Thank you, Bob. It's nice to see you again in your capacity with the FNA.
Let me state at the beginning—and I'm sure you probably agree—that this whole process is a travesty. It's a sham. It's a farce to think that a standing committee can deal with such a comprehensive, sweeping piece of legislation in two short evening meetings. Here is something you may not know. Even the clause-by-clause analysis of this bill has been limited to one evening session. No party is allowed to speak for more than five minutes on any clause, even if there are ten amendments on that cause. It's limited to five minutes per party, per clause. And if we're not finished by midnight, we'll be deemed to be finished and this bill will be over.
We're dealing with a done deal, so I can accept.... Even though I know you're a friend of the Canadian Wheat Board traditionally, and have been for probably your entire professional life, I understand why you're coming here with a presentation with ideas for how farmers might cope with the predictable consequences of this piece of legislation.
We're being asked to buy a pig in a poke here, Bob.

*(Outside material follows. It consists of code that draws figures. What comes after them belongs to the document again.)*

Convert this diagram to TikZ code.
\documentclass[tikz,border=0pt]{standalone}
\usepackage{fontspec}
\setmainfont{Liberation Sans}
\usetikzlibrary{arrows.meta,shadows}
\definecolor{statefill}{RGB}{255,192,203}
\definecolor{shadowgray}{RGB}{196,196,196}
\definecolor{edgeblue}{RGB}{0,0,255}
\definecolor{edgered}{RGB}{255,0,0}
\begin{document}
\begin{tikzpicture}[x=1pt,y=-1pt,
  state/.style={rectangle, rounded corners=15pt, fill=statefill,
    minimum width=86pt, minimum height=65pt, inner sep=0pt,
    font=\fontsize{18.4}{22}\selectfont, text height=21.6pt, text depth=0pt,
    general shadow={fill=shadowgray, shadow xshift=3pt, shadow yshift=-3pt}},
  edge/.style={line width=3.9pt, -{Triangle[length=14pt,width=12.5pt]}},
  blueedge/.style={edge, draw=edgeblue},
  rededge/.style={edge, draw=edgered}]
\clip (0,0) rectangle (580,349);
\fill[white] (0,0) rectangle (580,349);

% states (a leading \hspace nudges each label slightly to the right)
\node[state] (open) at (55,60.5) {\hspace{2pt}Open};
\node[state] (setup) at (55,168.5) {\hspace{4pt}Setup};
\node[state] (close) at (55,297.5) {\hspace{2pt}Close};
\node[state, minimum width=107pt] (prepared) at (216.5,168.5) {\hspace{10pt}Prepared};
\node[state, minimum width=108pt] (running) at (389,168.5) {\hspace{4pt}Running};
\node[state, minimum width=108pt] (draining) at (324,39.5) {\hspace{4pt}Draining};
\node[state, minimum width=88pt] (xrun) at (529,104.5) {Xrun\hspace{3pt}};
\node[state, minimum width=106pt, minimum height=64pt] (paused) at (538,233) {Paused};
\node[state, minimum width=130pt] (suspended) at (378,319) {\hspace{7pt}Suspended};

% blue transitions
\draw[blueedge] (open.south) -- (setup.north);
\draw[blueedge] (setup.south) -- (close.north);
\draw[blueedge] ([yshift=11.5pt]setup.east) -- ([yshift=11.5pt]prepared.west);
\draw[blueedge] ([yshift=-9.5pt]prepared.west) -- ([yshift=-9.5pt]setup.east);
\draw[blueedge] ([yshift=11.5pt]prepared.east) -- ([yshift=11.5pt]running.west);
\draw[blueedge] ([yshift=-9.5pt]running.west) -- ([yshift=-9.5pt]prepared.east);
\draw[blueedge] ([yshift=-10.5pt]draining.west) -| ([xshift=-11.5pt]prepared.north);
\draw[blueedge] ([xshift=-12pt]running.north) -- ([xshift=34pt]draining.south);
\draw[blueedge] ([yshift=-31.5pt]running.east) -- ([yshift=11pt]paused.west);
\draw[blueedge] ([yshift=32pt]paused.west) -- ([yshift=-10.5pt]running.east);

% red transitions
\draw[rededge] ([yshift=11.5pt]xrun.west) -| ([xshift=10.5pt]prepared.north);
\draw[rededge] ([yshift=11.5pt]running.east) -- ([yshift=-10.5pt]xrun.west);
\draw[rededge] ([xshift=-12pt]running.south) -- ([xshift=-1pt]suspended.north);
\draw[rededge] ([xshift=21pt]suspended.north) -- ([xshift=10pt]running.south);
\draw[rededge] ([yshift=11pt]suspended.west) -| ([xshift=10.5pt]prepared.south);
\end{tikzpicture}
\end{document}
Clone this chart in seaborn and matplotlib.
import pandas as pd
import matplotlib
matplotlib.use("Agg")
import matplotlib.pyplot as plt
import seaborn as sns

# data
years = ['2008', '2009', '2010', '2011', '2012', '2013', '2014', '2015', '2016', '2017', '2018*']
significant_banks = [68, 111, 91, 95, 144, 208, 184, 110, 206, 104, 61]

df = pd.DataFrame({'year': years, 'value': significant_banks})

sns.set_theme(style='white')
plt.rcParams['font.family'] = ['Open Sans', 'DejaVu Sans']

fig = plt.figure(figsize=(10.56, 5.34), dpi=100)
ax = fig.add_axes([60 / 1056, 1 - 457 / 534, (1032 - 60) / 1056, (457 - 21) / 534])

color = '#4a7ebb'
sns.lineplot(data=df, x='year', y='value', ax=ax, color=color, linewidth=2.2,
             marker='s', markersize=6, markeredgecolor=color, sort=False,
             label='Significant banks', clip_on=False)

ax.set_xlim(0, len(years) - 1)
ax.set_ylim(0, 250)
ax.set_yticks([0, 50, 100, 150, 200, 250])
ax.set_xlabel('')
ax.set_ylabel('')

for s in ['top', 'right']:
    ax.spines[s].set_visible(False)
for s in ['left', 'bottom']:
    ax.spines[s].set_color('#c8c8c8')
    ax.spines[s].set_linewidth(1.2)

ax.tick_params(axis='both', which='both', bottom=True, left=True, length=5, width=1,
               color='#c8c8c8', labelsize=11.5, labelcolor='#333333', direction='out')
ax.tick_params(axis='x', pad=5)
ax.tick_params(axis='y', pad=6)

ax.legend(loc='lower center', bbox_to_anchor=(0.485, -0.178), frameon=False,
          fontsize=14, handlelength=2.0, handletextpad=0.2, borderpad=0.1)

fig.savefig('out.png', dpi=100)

We're being asked on the whim of the minister to accept this notion that the government says everything will be better for farmers if we get rid of the Wheat Board. They've never presented a single piece of documentary evidence or a single business plan. There has been no cost-benefit analysis, no studies, nothing to prove their case.
Yet their whole focus has been that they want to fast-track this to provide certainty, stability, and predictability in the marketplace. Wouldn't you agree that the best way to ensure stability, predictability, and certainly in the marketplace, in uncertain economic times internationally, would be to do nothing at all? Don't pull the rug out from under the Canadian Wheat Board. At least don't do it now, not this year, when we're just trying to recover from the global international crisis and possibly going into round two of a global international crisis. Why pull the rug out from underneath the rural prairie farm economy like this?
My question to you would be, as a veteran of this industry for many years, why now? Why the hurry? Can you see any rhyme or reason in this, other than the whim and the notion of an obsessed minister and his equally obsessed parliamentary secretary?